The rubber tree Hevea brasiliensis is indigenous to the Brazilian Amazon region and is widely cultivated in Malaysia, India, Indonesia and Thailand (Lourith et al., 2014; Reshad et al., 2015). Hevea trees are mainly cultivated as a natural source of rubber, which is used in various products. Rubber seeds are an abundant by-product in rubber plantations, with annual production between 136–2000 kg/hectare (Zhu et al., 2014); however, only 25% of rubber seeds are used for seeding and the residual 75% are wasted (Indonesian Directorate Generale of Plantation 2010). Therefore, the full utilisation of rubber seeds can provide a significant source of additional revenue from rubber production.

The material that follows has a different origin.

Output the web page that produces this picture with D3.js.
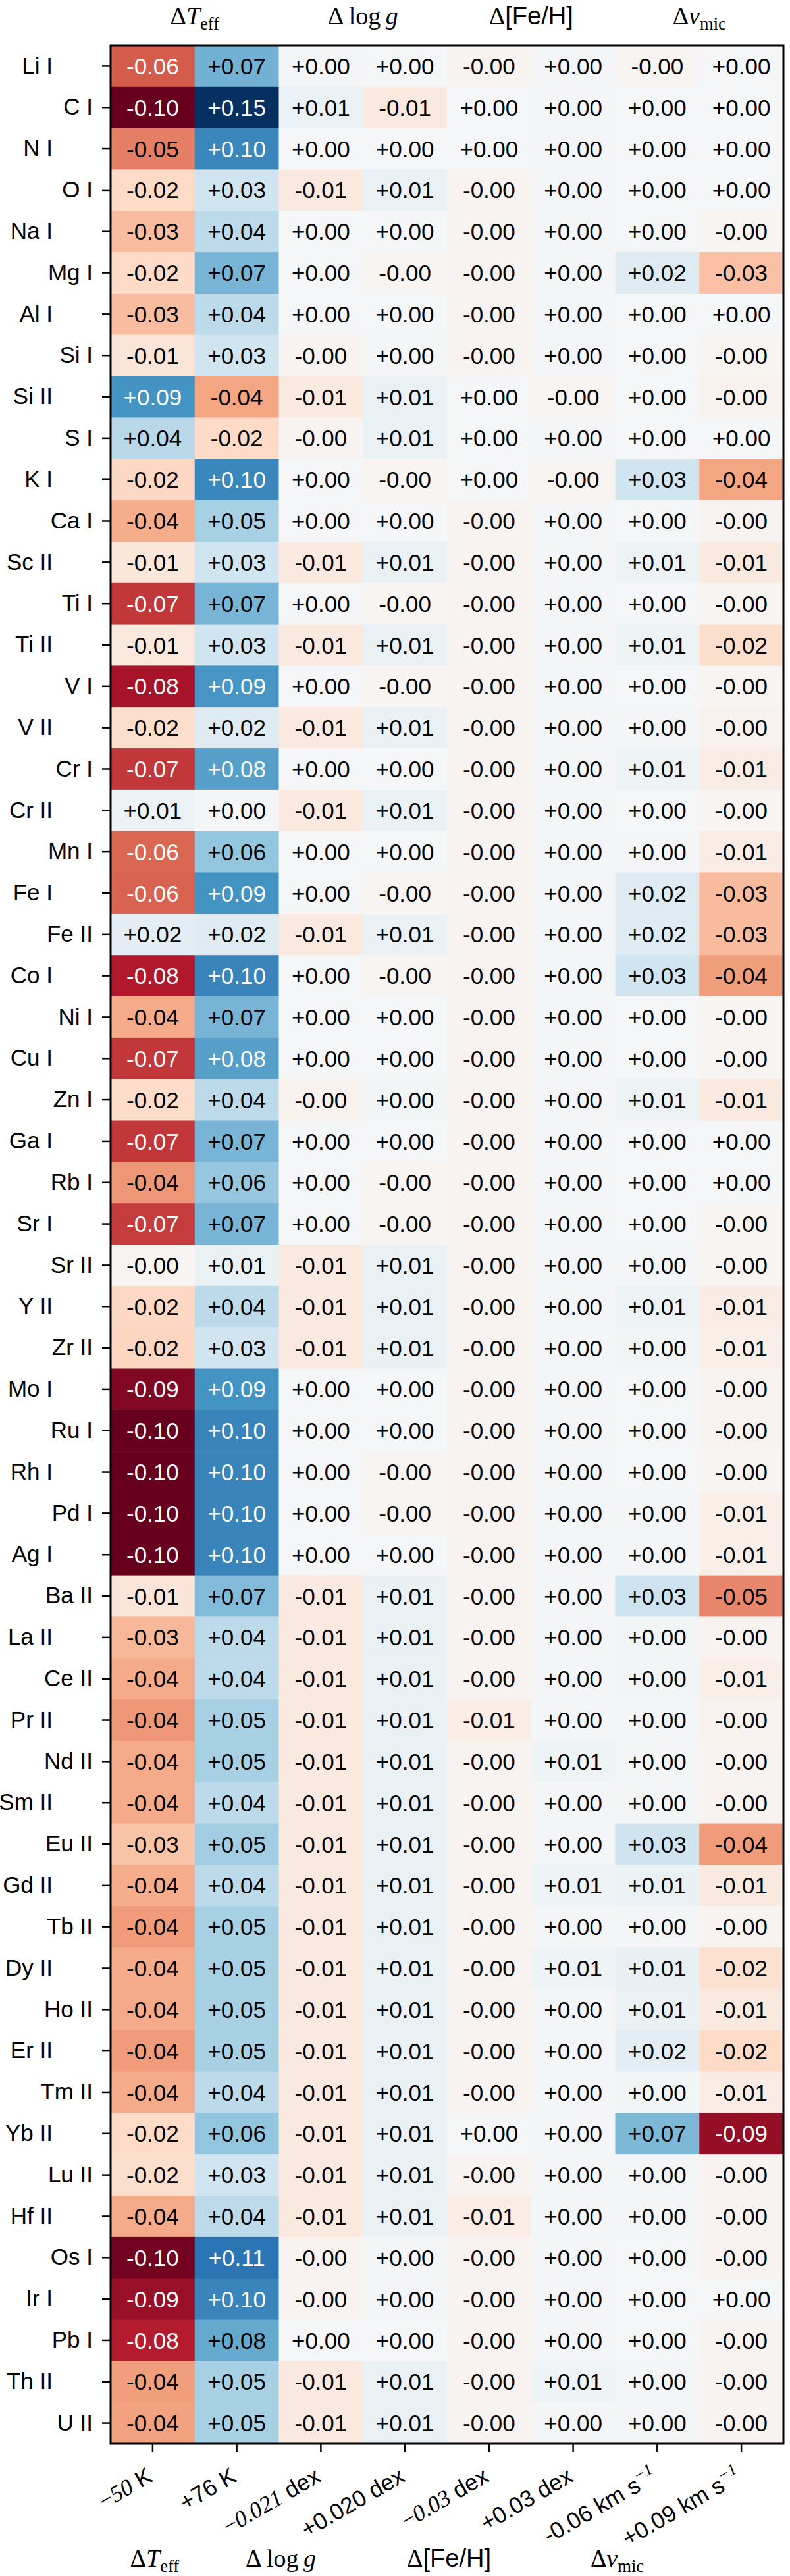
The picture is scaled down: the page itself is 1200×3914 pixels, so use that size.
<!DOCTYPE html>
<html>
<head>
<meta charset="utf-8">
<script src="https://cdn.jsdelivr.net/npm/d3@7"></script>
<style>
  body { margin: 0; background: #fff; }
  svg { display: block; }
</style>
</head>
<body>
<svg id="chart"></svg>
<script>
// ---------------- DATA ----------------
const species = ["Li I","C I","N I","O I","Na I","Mg I","Al I","Si I","Si II","S I","K I","Ca I","Sc II","Ti I","Ti II","V I","V II","Cr I","Cr II","Mn I","Fe I","Fe II","Co I","Ni I","Cu I","Zn I","Ga I","Rb I","Sr I","Sr II","Y II","Zr II","Mo I","Ru I","Rh I","Pd I","Ag I","Ba II","La II","Ce II","Pr II","Nd II","Sm II","Eu II","Gd II","Tb II","Dy II","Ho II","Er II","Tm II","Yb II","Lu II","Hf II","Os I","Ir I","Pb I","Th II","U II"];

const tMinus = [-0.061,-0.102,-0.051,-0.020,-0.031,-0.020,-0.031,-0.013,0.090,0.042,-0.021,-0.037,-0.012,-0.071,-0.011,-0.083,-0.018,-0.071,0.009,-0.058,-0.059,0.016,-0.080,-0.038,-0.071,-0.019,-0.071,-0.044,-0.070,-0.002,-0.021,-0.022,-0.093,-0.101,-0.100,-0.101,-0.100,-0.013,-0.033,-0.038,-0.044,-0.038,-0.038,-0.029,-0.037,-0.043,-0.038,-0.038,-0.043,-0.038,-0.020,-0.018,-0.038,-0.097,-0.087,-0.079,-0.042,-0.041];
const tPlus = [0.072,0.150,0.098,0.030,0.040,0.070,0.040,0.030,-0.040,-0.020,0.098,0.050,0.030,0.070,0.030,0.089,0.020,0.083,0.003,0.060,0.090,0.020,0.100,0.070,0.083,0.040,0.070,0.058,0.070,0.010,0.040,0.030,0.090,0.100,0.100,0.100,0.100,0.066,0.040,0.040,0.050,0.050,0.040,0.053,0.040,0.050,0.050,0.050,0.050,0.040,0.060,0.030,0.040,0.110,0.100,0.077,0.050,0.050];
const loggMinus = [0.003,0.010,0.002,-0.010,0.002,0.002,0.002,-0.003,-0.010,-0.003,0.002,0.002,-0.010,0.002,-0.010,0.002,-0.010,0.002,-0.010,0.002,0.002,-0.010,0.002,0.002,0.002,-0.004,0.002,0.002,0.002,-0.010,-0.010,-0.010,0.002,0.002,0.002,0.002,0.002,-0.010,-0.010,-0.010,-0.010,-0.010,-0.010,-0.010,-0.010,-0.010,-0.010,-0.010,-0.010,-0.010,-0.010,-0.010,-0.010,-0.003,-0.003,0.002,-0.010,-0.010];
const loggPlus = [0.002,-0.010,0.002,0.010,0.002,-0.002,0.002,0.003,0.010,0.010,-0.002,0.002,0.010,-0.002,0.010,-0.002,0.010,0.002,0.010,0.002,-0.002,0.010,-0.002,0.002,0.002,0.004,0.002,-0.002,-0.002,0.010,0.010,0.010,0.002,0.002,-0.002,-0.002,0.002,0.010,0.010,0.010,0.010,0.010,0.010,0.010,0.010,0.010,0.010,0.010,0.010,0.010,0.010,0.010,0.010,0.003,0.003,0.002,0.010,0.010];
const fehMinus = [-0.003,0.002,0.002,-0.003,-0.003,-0.003,-0.003,-0.003,0.002,0.002,0.002,-0.003,-0.003,-0.003,-0.003,-0.003,-0.003,-0.003,-0.003,-0.003,-0.003,-0.003,-0.003,-0.003,-0.003,-0.003,-0.003,-0.003,-0.003,-0.003,-0.003,-0.003,-0.003,-0.003,-0.003,-0.003,-0.003,-0.003,-0.003,-0.003,-0.007,-0.003,-0.003,-0.003,-0.003,-0.003,-0.003,-0.003,-0.003,-0.003,0.002,-0.003,-0.007,-0.003,-0.003,-0.003,-0.003,-0.003];
const fehPlus = [0.003,0.003,0.003,0.003,0.003,0.003,0.003,0.003,-0.002,0.003,-0.002,0.003,0.003,0.003,0.003,0.003,0.003,0.003,0.003,0.003,0.003,0.003,0.003,0.003,0.003,0.003,0.003,0.003,0.003,0.003,0.003,0.003,0.003,0.003,0.003,0.003,0.003,0.003,0.003,0.003,0.003,0.007,0.003,0.003,0.007,0.003,0.007,0.003,0.003,0.003,0.003,0.003,0.003,0.003,0.003,0.003,0.007,0.003];
const vmicMinus = [-0.002,0.002,0.002,0.002,0.002,0.020,0.002,0.002,0.002,0.002,0.030,0.002,0.008,0.002,0.008,0.002,0.003,0.008,0.002,0.003,0.020,0.020,0.030,0.002,0.002,0.008,0.002,0.002,0.002,0.003,0.008,0.004,0.002,0.002,0.002,0.003,0.003,0.032,0.004,0.004,0.003,0.003,0.003,0.031,0.010,0.003,0.012,0.010,0.016,0.004,0.068,0.003,0.003,0.002,0.002,0.002,0.003,0.003];
const vmicPlus = [0.002,0.002,0.002,0.002,-0.002,-0.030,0.002,-0.002,-0.004,0.002,-0.040,-0.003,-0.010,-0.002,-0.018,-0.002,-0.004,-0.008,-0.002,-0.008,-0.032,-0.032,-0.042,-0.002,-0.002,-0.010,0.002,0.002,-0.002,-0.002,-0.008,-0.006,-0.003,-0.003,-0.002,-0.006,-0.006,-0.049,-0.003,-0.006,-0.004,-0.003,-0.003,-0.043,-0.010,-0.003,-0.016,-0.010,-0.020,-0.008,-0.088,-0.003,-0.003,-0.003,0.002,-0.003,-0.003,-0.003];

const tickLabels = ["$-50$ K", "+76 K", "$-0.021$ dex", "+0.020 dex", "$-0.03$ dex", "+0.03 dex", "-0.06 km s$^{-1}$", "+0.09 km s$^{-1}$"];
const headerLabels = ["$\\Delta T_{eff}$", "$\\Delta\\log g$", "$\\Delta$[Fe/H]", "$\\Delta v_{mic}$"];

// ---------------- LAYOUT ----------------
const W = 1200, H = 3914;
const plot = { left: 168, right: 1190, top: 69, bottom: 3713 };
const SANS = "'Liberation Sans', Arial, Helvetica, sans-serif";
const SERIF = "'Liberation Serif', 'DejaVu Serif', serif";
const FS = 35;

const svg = d3.select("#chart").attr("width", W).attr("height", H);
svg.append("rect").attr("width", W).attr("height", H).attr("fill", "#fff");

const series = [tMinus, tPlus, loggMinus, loggPlus, fehMinus, fehPlus, vmicMinus, vmicPlus];
const x = d3.scaleBand().domain(d3.range(series.length)).range([plot.left, plot.right]);
const y = d3.scaleBand().domain(species).range([plot.top, plot.bottom]);

const norm = d3.scaleLinear().domain([-0.10, 0, 0.15]).range([0, 0.5, 1]).clamp(true);
const rdbu = ["#67001f","#b2182b","#d6604d","#f4a582","#fddbc7","#f7f7f7","#d1e5f0","#92c5de","#4393c3","#2166ac","#053061"];
const cmap = d3.scaleLinear().domain(d3.range(11).map(i => i / 10)).range(rdbu).interpolate(d3.interpolateRgb);
const fmt = d3.formatLocale({ decimal: ".", thousands: ",", grouping: [3], currency: ["", ""], minus: "-" }).format("+.2f");

const cells = [];
species.forEach((s, i) => series.forEach((arr, j) => cells.push({ s, j, v: arr[i] })));

const gCells = svg.append("g");
gCells.selectAll("rect").data(cells).join("rect")
  .attr("x", d => x(d.j))
  .attr("y", d => y(d.s))
  .attr("width", x.bandwidth() + 0.5)
  .attr("height", y.bandwidth() + 0.5)
  .attr("fill", d => cmap(norm(d.v)));

gCells.selectAll("text").data(cells).join("text")
  .attr("x", d => x(d.j) + x.bandwidth() / 2)
  .attr("y", d => y(d.s) + y.bandwidth() / 2)
  .attr("dy", "0.36em")
  .attr("text-anchor", "middle")
  .attr("font-family", SANS)
  .attr("font-size", FS)
  .attr("fill", d => { const t = norm(d.v); return (t < 0.22 || t > 0.77) ? "#fff" : "#000"; })
  .text(d => fmt(d.v));

// ---------------- AXES ----------------
const gy = svg.append("g").attr("transform", `translate(${plot.left},0)`)
  .call(d3.axisLeft(y).tickSize(13).tickPadding(13));
gy.select(".domain").remove();
gy.selectAll(".tick line").attr("stroke", "#000").attr("stroke-width", 2.5);
gy.selectAll(".tick text")
  .attr("font-family", SANS).attr("font-size", FS).attr("fill", "#000")
  .attr("x", (d, i) => i % 2 === 0 ? -(plot.left - 80) : -(plot.left - 141));

const gx = svg.append("g").attr("transform", `translate(0,${plot.bottom})`)
  .call(d3.axisBottom(x).tickSize(13).tickFormat(() => ""));
gx.select(".domain").remove();
gx.selectAll(".tick line").attr("stroke", "#000").attr("stroke-width", 2.5);

// rich text helper: $...$ math segments, \Delta, \log, _{..}, ^{..}
function richText(sel, str, fs, baseFont) {
  const segs = [];
  const parts = str.split("$");
  parts.forEach((p, k) => {
    if (k % 2 === 0) { if (p) segs.push({ t: p, font: baseFont, style: "normal", shift: 0, size: fs }); return; }
    let i = 0;
    while (i < p.length) {
      if (p.startsWith("\\Delta", i)) { segs.push({ t: "Δ", font: SERIF, style: "normal", shift: 0, size: fs }); i += 6; continue; }
      if (p.startsWith("\\log", i)) { segs.push({ t: "\u2009log\u2009", font: SERIF, style: "normal", shift: 0, size: fs }); i += 4; continue; }
      if (p[i] === "_" || p[i] === "^") {
        const sub = p[i] === "_";
        const end = p.indexOf("}", i);
        const inner = p.slice(i + 2, end);
        segs.push({ t: sub ? inner : inner.replace(/-/g, "−"), font: SERIF, style: sub ? "normal" : "italic", shift: sub ? 0.22 * fs : -0.42 * fs, size: 0.7 * fs });
        i = end + 1; continue;
      }
      const c = p[i];
      if (c === " ") { i++; continue; }
      if (c === "-") { segs.push({ t: "−", font: SERIF, style: "normal", shift: 0, size: fs }); i++; continue; }
      segs.push({ t: c, font: SERIF, style: "italic", shift: 0, size: fs });
      i++;
    }
  });
  let cur = 0;
  segs.forEach(s => {
    sel.append("tspan")
      .attr("font-family", s.font).attr("font-style", s.style).attr("font-size", s.size)
      .attr("dy", s.shift - cur).text(s.t);
    cur = s.shift;
  });
}

// rotated bottom tick labels
tickLabels.forEach((lab, j) => {
  const cx = x(j) + x.bandwidth() / 2;
  const t = svg.append("text")
    .attr("text-anchor", "end")
    .attr("font-family", SANS).attr("font-size", FS).attr("fill", "#000")
    .attr("transform", `translate(${cx + 2},${plot.bottom + 56}) rotate(-30)`);
  richText(t, lab, FS, SANS);
});

// top headers (centred over each pair of columns)
headerLabels.forEach((lab, k) => {
  const cx = x(2 * k) + x.bandwidth();
  const t = svg.append("text").attr("x", cx).attr("y", 37)
    .attr("text-anchor", "middle").attr("font-size", 38).attr("fill", "#000").attr("font-family", SANS);
  richText(t, lab, 38, SANS);
});

// bottom group labels
const bottomPos = [x(0) + x.bandwidth() / 2, x(2), x(4), x(6)];
headerLabels.forEach((lab, k) => {
  const t = svg.append("text").attr("x", bottomPos[k] + 3).attr("y", 3900)
    .attr("text-anchor", "middle").attr("font-size", 38).attr("fill", "#000").attr("font-family", SANS);
  richText(t, lab, 38, SANS);
});

// frame
svg.append("rect")
  .attr("x", plot.left).attr("y", plot.top)
  .attr("width", plot.right - plot.left).attr("height", plot.bottom - plot.top)
  .attr("fill", "none").attr("stroke", "#000").attr("stroke-width", 3);
</script>
</body>
</html>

The composition of fresh rubber seeds is 42–48% shell and 52–60% kernel (Reshad et al., 2015). The dry matter of the kernel contains 40–50% oil and 17–20% protein (Ikwuagwu et al., 2000; Widyarani et al., 2017).
Several studies have investigated the use of rubber seed oil to produce biofuels (Reshad et al., 2015; Sai Bharadwaj et al., 2019; Samart et al., 2019). Rubber seed oil applications in production of cosmetics (Chaikul et al., 2017; Lourith et al., 2014), alkyd resin (Ikhuoria et al., 2007) and polyurethane resin (Bakare et al., 2010) also merit attention. Mechanical pressing and solvent extraction are two common methods to separate oil from rubber seeds. Santoso et al. (Santoso et al., 2014) reported that a maximum 31.88% oil yield can be obtained by hydraulic pressing. Higher yields (43.00–49.36%) could be obtained by using n-hexane as a solvent for extraction (Onoji et al., 2016; Reshad et al., 2015). Alternative oil separation methods like supercritical carbon dioxide extraction produced lower yields, ranging from 21.47–33.65% (Lee et al., 2013; Mohd-Setapar et al., 2013). Widyarani et al. (Widyarani et al., 2014) demonstrated that the aqueous enzymatic extraction yielded an oil recovery as low as 34%.
Rubber seed meal (cake), by-product created during oil extraction, is rich in protein, and contains abundant glutamic acid, aspartic acid and leucine. Previous investigations have suggested that plant proteins could be replaced by rubber seed meal as an alternative protein source in animal feed (Deng et al., 2017; Suprayudi et al., 2017). The levels of most essential amino acids in rubber seed meal could provide adequate nutrition supplements for humans and livestock (Oyewusi et al., 2007). Despite the recognised potential of seed protein, studies on rubber seed protein extraction are limited. Widyarani et al. (Widyarani et al., 2014) reported a maximum protein recovery of 71% obtained by alkaline extraction and assessed a one-step combined oil and protein extraction using an aqueous enzymatic method, which produced a protein recovery of 67% and a lower oil recovery of 34%. Alkaline and enzymatic extraction methods have been previously investigated to extract protein from agricultural residues such as brewer’s spent grain, rapeseed press cakes and rice bran (Forssell et al., 2008; Niemi et al., 2013; Phongthai et al., 2016; Rommi et al., 2015).
To achieve the most efficient use of rubber by-products, the present study aims to simultaneously obtain high oil and protein recovery from rubber seeds. The effects of different pre-treatments and extraction methods on oil and protein recovery were investigated. Specifically, we evaluated the optimum rubber seed kernel particle size for screw pressing. Sequential alkaline and enzymatic treatments were used for protein extraction. Additionally, the influence of several processing parameters on oil quality was assessed.